Tycho isn't production ready for projects like JGit to be using as
their primary build driver. Some problems we ran into with Tycho
0.6.0 that are preventing us from using it are:
* Tycho can't run offline
The P2 artifact resolver cannot perform its work offline. If the
build system has no network connection, it cannot compile a
project through Tycho. This is insane for a distributed version
control system where developers are used to being offline during
development and local testing.
* Magic state in ~/.m2/repository/.meta/p2-metadata.properties
Earlier iterations of this patch tried to use a hybrid build,
where Tycho was only used for the Eclipse specific feature and P2
update site, and maven-bundle-plugin was used for the other code.
This build seemed to work, but only due to magic Tycho specific
state held in my local home directory. This means builds are not
consistently repeatable across systems, and lead me to believe
I had a valid build, when in fact I did not.
* Manifest-first build produces incomplete POMs
The POM created by the manifest-first build format does not
contain the dependency chain, leading a downstream consumer to
not import the runtime dependencies necessary to execute the
bundle it has imported. In JGit's case, this means JSch isn't
included in our dependency chain.
* Manifest-first build produces POMs unreadable by Maven 2.x
JGit has existing application consumers who are relying on
Maven 2.x builds. Forcing them to step up to an alpha release
of Maven 3 is simply unacceptable.
* OSGi bundle export data management is tedious
Editing each of our pom.xml files to mark a new release is
difficult enough as it is. Editing every MANIFEST.MF file to
list our exported packages and their current version number is
something a machine should do, not a human. Yet the Tycho OSGi
way unfortunately demands that a human do this work.
* OSGi bundle import data management is tedious
There isn't a way in the MANIFEST.MF file format to reuse the
same version tags across all of our imports, but we want to have
a consistent view of our dependencies when we compile JGit.
After wasting more than 2 full days trying to get Tycho to work,
I've decided its a lost cause right now. We need to be chasing down
bugs and critical features, not trying to bridge the gap between
the stable Maven repository format and the undocumented P2 format
used only by Eclipse.
So, switch the build to use Apache Felix's maven-bundle-plugin.

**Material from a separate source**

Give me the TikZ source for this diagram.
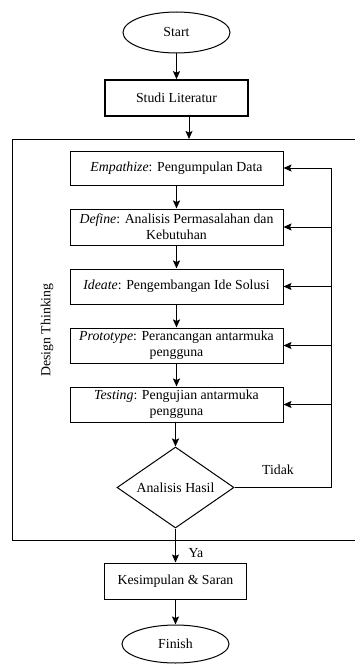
\documentclass[tikz,border=0pt]{standalone}
\usepackage{fontspec}
\setmainfont{Liberation Serif}
\usetikzlibrary{shapes.geometric, positioning, arrows.meta}
\tikzset{%
  node distance=24pt,
  every node/.style={
    font=\fontsize{13.8}{16}\selectfont},
  stepbox/.style={
    draw, rectangle, line width=1pt, align=center,
    minimum width=213pt, minimum height=35pt, inner sep=1pt},
  terminal/.style={
    draw, ellipse, line width=1pt,
    minimum width=107pt, minimum height=40pt, inner sep=0pt},
  decision/.style={
    draw, diamond, line width=1pt, shape aspect=1.45,
    minimum width=117pt, minimum height=81pt, inner sep=0pt},
  every edge/.style={
    draw,
    -{Stealth[length=8pt, width=7pt, inset=1.5pt]},
    line width=1pt}, %
  flow/.style={line width=1.8pt}
}

\begin{document}
\begin{tikzpicture}
    \useasboundingbox (0,0) rectangle (355pt,-666pt);

    \node[terminal, minimum height=41pt] (start) at (176.5pt,-32.5pt) {Start};
    \node[stepbox, minimum width=143pt, minimum height=36pt, line width=1.6pt] (studi) at (176.5pt,-98pt) {Studi Literatur};

    \node[stepbox, minimum height=34pt] (empathize) at (176.5pt,-168pt) {\textit{Empathize}: Pengumpulan Data};
    \node[stepbox, minimum height=36pt] (define) at (176.5pt,-227pt) {\textit{Define}: Analisis Permasalahan dan\\Kebutuhan};
    \node[stepbox] (ideate) at (176.5pt,-286.5pt) {\textit{Ideate}: Pengembangan Ide Solusi};
    \node[stepbox] (prototype) at (176.5pt,-345.5pt) {\textit{Prototype}: Perancangan antarmuka\\pengguna};
    \node[stepbox] (testing) at (176.5pt,-404.5pt) {\textit{Testing}: Pengujian antarmuka\\pengguna};
    \node[decision] (analisis) at (175.5pt,-487.5pt) {Analisis Hasil};

    \node[stepbox, minimum width=142pt, minimum height=36pt] (kesimpulan) at (175.5pt,-581pt) {Kesimpulan \& Saran};
    \node[terminal, minimum height=38pt] (finish) at (175.5pt,-644pt) {Finish};

    % Design Thinking frame
    \coordinate (frametop) at (189pt,-139pt);
    \draw[line width=1pt] (356pt,-139pt) -- (12pt,-139pt) -- (12pt,-540pt) -- (356pt,-540pt);
    \node[rotate=90] (dt) at (47pt,-330pt) {Design Thinking};

    \draw
      (start) edge [flow] (studi)
      (studi.south -| frametop) edge (frametop)
      (empathize) edge [flow] (define)
      (define) edge [flow] (ideate)
      (ideate) edge [flow] (prototype)
      (prototype) edge [flow] (testing)
      (testing.south -| analisis) edge [flow] (analisis)
      (analisis) edge (kesimpulan)
      (kesimpulan) edge [line width=1.4pt] (finish)
    ;

    % loop back
    \coordinate[right=48pt of empathize.east] (loop);
    \draw[line width=1pt] (analisis.east) -| (loop);
    \foreach \n in {empathize, define, ideate, prototype, testing}
      \draw (loop |- \n.east) edge (\n.east);

    \node (tidak) at (278pt,-470pt) {Tidak};
    \node (ya) at (196pt,-553pt) {Ya};

\end{tikzpicture}
\end{document}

This is the same plugin Jetty uses to produce their OSGi bundle
manifests, and is the same plugin used by the Apache Felix project,
which is an open-source OSGi runtime. It has a reasonable number
of folks using it for production builds, and is running on top of
the stable Maven 2.x code base.
With this switch we get automatically generated MANIFEST.MF files
based on reasonably sane default rules, which reduces the amount
of things we have to maintain by hand. When necessary, we can add
a few lines of XML to our POMs to tweak the output.
Our build artifacts are still fully compatible with Maven 2.x, so
any downstream consumers are still able to use our build products,
without stepping up to Maven 3.x. Our artifacts are also valid as
OSGi bundles, provided they are organized on disk into a repository
that the runtime can read.
With maven-bundle-plugin the build runs offline, as much as Maven
2.x is able to run offline anyway, so we're able to return to a
distributed development environment again.
By generating MANIFEST.MF at the top level of each project (and
therefore outside of the target directory), we're still compatible
with Eclipse's PDE tooling. Our projects can be imported as standard
Maven projects using the m2eclipse plugin, but the PDE will think
they are vaild plugins and make them available for plugin builds,
or while debugging another workbench.
This change also completely removes Tycho from the build.
Unfortunately, Tycho 0.6.0's pom-first dependency resolver is broken
when resolving a pom-first plugin bundle through a manifest-first
feature package, so bundle org.eclipse.jgit can't be resolved,
even though it might actually exist in the local Maven repository.
Rather than fight with Tycho any further, I'm just declaring it
plugina-non-grata and ripping it out of the build.
Since there are very few tools to build a P2 format repository, and
no documentation on how to create one without running the Eclipse
UI manually by poking buttons, I'm declaring that we are not going
to produce a P2 update site from our automated builds.